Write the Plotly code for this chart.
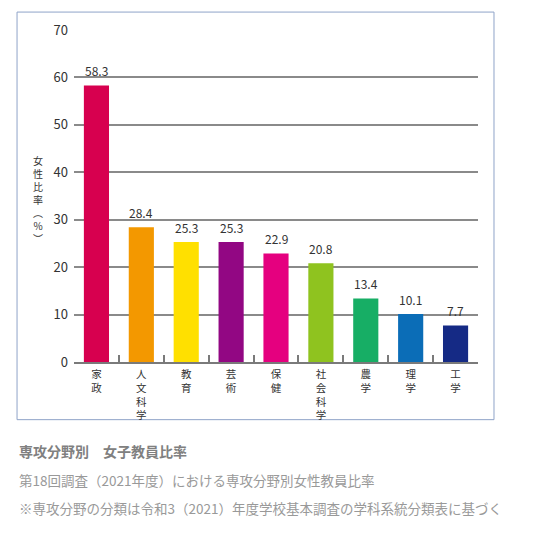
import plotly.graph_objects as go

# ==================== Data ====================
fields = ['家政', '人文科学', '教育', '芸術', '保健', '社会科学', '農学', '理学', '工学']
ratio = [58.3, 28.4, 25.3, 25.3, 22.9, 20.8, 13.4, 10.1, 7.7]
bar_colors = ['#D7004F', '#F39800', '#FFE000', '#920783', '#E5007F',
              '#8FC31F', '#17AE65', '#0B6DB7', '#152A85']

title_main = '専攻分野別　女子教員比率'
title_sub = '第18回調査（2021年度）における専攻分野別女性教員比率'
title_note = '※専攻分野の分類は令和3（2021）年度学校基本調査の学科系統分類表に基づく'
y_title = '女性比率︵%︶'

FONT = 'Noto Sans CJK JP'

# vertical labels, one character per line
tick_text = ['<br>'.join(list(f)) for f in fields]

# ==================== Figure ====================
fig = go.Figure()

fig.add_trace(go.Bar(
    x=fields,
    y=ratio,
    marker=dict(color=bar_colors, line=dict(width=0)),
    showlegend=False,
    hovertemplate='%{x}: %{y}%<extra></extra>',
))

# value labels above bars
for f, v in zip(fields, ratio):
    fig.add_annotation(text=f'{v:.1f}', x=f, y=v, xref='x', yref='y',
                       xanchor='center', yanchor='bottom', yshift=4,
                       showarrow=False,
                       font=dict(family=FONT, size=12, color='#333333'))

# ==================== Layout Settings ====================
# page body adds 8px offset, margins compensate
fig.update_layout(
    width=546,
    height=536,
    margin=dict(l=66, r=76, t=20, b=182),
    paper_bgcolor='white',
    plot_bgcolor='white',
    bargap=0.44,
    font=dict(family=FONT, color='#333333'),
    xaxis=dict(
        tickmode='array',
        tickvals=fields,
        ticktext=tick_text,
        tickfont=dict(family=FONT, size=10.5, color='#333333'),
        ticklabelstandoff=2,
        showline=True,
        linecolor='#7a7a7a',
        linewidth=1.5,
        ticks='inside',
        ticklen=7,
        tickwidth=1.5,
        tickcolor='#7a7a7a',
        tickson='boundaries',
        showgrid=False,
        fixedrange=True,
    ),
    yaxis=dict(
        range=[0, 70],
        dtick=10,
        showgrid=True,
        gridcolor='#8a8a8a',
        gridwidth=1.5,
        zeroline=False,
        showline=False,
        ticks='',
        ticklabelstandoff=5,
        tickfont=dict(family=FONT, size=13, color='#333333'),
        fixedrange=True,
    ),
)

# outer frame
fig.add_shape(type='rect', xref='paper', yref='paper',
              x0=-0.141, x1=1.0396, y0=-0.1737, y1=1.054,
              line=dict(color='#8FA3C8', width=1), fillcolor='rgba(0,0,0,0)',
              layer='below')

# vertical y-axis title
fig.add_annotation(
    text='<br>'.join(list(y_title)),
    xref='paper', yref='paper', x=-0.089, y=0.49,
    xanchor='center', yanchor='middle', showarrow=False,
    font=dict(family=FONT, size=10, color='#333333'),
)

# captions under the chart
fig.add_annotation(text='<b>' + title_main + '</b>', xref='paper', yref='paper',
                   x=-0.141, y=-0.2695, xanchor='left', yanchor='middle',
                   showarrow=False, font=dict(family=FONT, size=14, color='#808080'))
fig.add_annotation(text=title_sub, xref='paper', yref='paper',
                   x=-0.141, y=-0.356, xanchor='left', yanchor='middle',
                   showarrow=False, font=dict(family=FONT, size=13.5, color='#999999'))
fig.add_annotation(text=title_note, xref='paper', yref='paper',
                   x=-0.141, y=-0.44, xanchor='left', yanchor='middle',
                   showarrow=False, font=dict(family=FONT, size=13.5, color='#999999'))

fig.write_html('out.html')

===============

* _Stated goal_
Copy out every line holding the string "chart".

* _Correct result_
Write the Plotly code for this chart.
# captions under the chart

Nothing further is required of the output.